Martin Scorseseese has been making movies for over half a century. From his first feature film, Who's That Knocking at My Door, to his 60-second short film with the Bleu de Chanel fragrance campaign, Scorsese knows how to masterfully create an engaging narrative that keeps the story and the visuals interesting.
In a recent interview with Timothée Chalamet hosted by GQ, Scorsese breaks down that all of his projects, no matter if they are 60 seconds or three-and-a-half-long Western epics, are carefully crafted with a shot list that plays out the visuals Scorsese wants to capture in service of the narrative.
In the interview, Scorsese says, "The shots were designed, or at least the, I like to call it, like a philosophy of a shot. Should this be a moving shot at all? Or should it be static? And if it's static, what the hell size are you [the character] in the frame?"
While shot listing is an essential part of the filmmaking process for most filmmakers, Scorsese takes the process very seriously and looks for the best shot that has the most potential to boast the visual narrative.
"Back when I started doing my first films, I would draw everything ... I spent a lot of time doing that because, first of all, I like the idea of how to tell a story with pictures, right?" Scorsese says. "But it also, because it was so low-budget, I had to really have a plan so that it could be changed."
It is amazing to know that Scorsese used to draw out the shot lists for each of his productions, sometimes including the shot list in the script for films like Goodfellas. To him, the shot list isn't just creating a visual language but helps Scorsese find the pacing and purpose of each shot in the film.
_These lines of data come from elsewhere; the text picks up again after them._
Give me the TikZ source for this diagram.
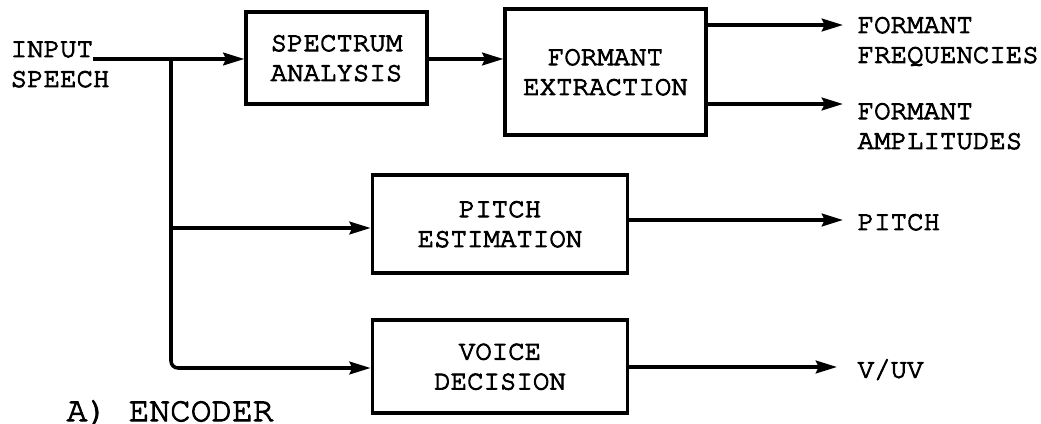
\documentclass[tikz,border=0pt]{standalone}
\usepackage[T1]{fontenc}
\renewcommand{\rmdefault}{pcr}
\usetikzlibrary{arrows.meta,positioning}
% slightly heavier typewriter text: fill and stroke the glyphs
\newcommand{\heavytext}{\special{pdf:literal direct 2 Tr 0.28 w}}
\begin{document}
\begin{tikzpicture}[x=0.01cm, y=-0.01cm,
  blk/.style={draw, rectangle, line width=0.9pt, align=center, inner sep=0pt, font=\fontsize{7.8}{8.5}\selectfont\heavytext},
  lbl/.style={inner sep=0pt, align=left, font=\fontsize{7.8}{8.5}\selectfont\heavytext},
  sig/.style={line width=1pt, -{Stealth[length=6pt, width=3.6pt, inset=0.8pt]}}]
\useasboundingbox (0,0) rectangle (1041,424);
% blocks
\node (spec) [blk, minimum width=1.81cm, minimum height=0.92cm] at (336.5,58) {SPECTRUM\\ANALYSIS};
\node (form) [blk, minimum width=2.01cm, minimum height=1.26cm] at (605.5,72) {FORMANT\\EXTRACTION};
\node (pitch) [blk, minimum width=2.555cm, minimum height=0.98cm] at (500,224) {PITCH\\ESTIMATION};
\node (voice) [blk, minimum width=2.555cm, minimum height=0.93cm] at (500,366.5) {VOICE\\DECISION};
% input side
\node (input) [lbl, anchor=west] at (10,64.5) {INPUT\\SPEECH};
\coordinate (src) at (93,59);
\coordinate (jn) at (171,59);
\coordinate (pin) at (171,228);
\draw [sig] (src) -- (spec.west |- src);
\draw [sig] (spec.east |- src) -- (form.west |- src);
\draw [sig] (pin) -- (pitch.west |- pin);
\draw [sig, rounded corners=2pt] (jn) |- (voice.west |- 0,368);
% outputs
\coordinate (ff) at (843,25);
\coordinate (fa) at (843,104);
\coordinate (ptip) at (843,220);
\coordinate (vtip) at (837,367);
\draw [sig] (form.east |- ff) -- (ff);
\draw [sig] (form.east |- fa) -- (fa);
\draw [sig] (pitch.east |- ptip) -- (ptip);
\draw [sig] (voice.east |- vtip) -- (vtip);
\node (freq) [lbl, right=0.14cm of ff, yshift=-0.165cm] {FORMANT\\FREQUENCIES};
\node (ampl) [lbl, right=0.14cm of fa, yshift=-0.22cm] {FORMANT\\AMPLITUDES};
\node (pout) [lbl, right=0.14cm of ptip, yshift=-0.02cm] {PITCH};
\node (vout) [lbl, right=0.2cm of vtip, yshift=-0.03cm] {V/UV};
\node (enc) [anchor=west, inner sep=0pt, font=\fontsize{9.8}{12}\selectfont\heavytext] at (66,412) {A) ENCODER};
\end{tikzpicture}
\end{document}
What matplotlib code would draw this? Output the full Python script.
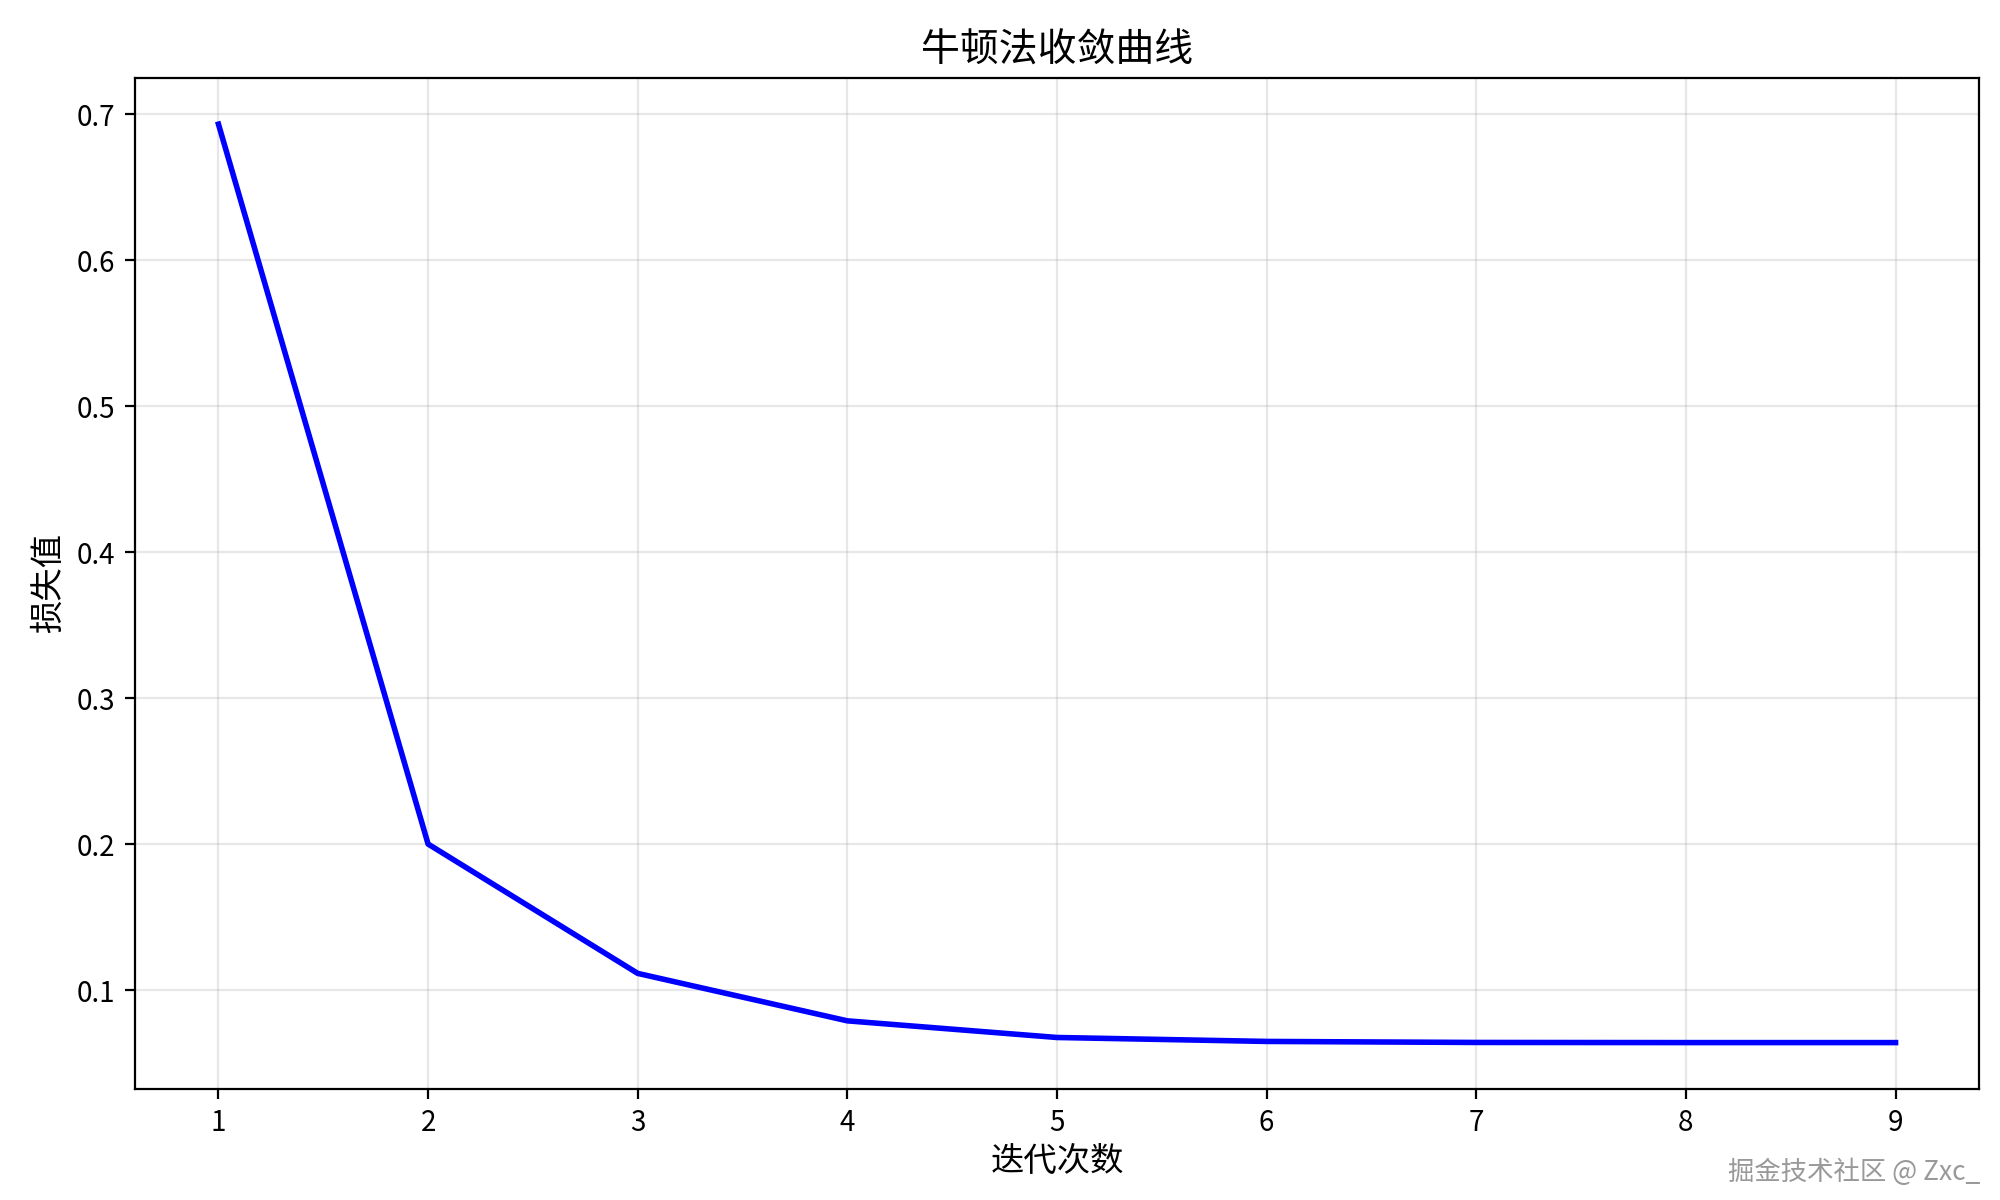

There have only been a few times that Scorsese hasn't used a shot list in a film, but the American auteur says he works better with a plan. With a plan, Scorsese can understand how each scene works in the larger narrative and what the focus of each shot needs to be to better serve the story.
"There's a difference between memorizing and knowing it. As long as you know it. You know it, then you can start fooling around with stuff.
Scorsese's attention to detail is unmatched. There is little to no fat in Scorsese's films. Everything in his stories matters and deserves a particular shot to be in service of the story. Scorsese's shot list seems to take a lot of time to put together, but the results show us that this careful planning and exercise in understanding the screenplay can lead to a great and tight direction on set.
While we have the technology to draw out our storyboards for us, I highly encourage directors to sit down and create a shot list that helps them understand what is needed from each shot of their film. Not only will this make you a stronger director on set, but it will give you the needed time during production to work out any knots in the story.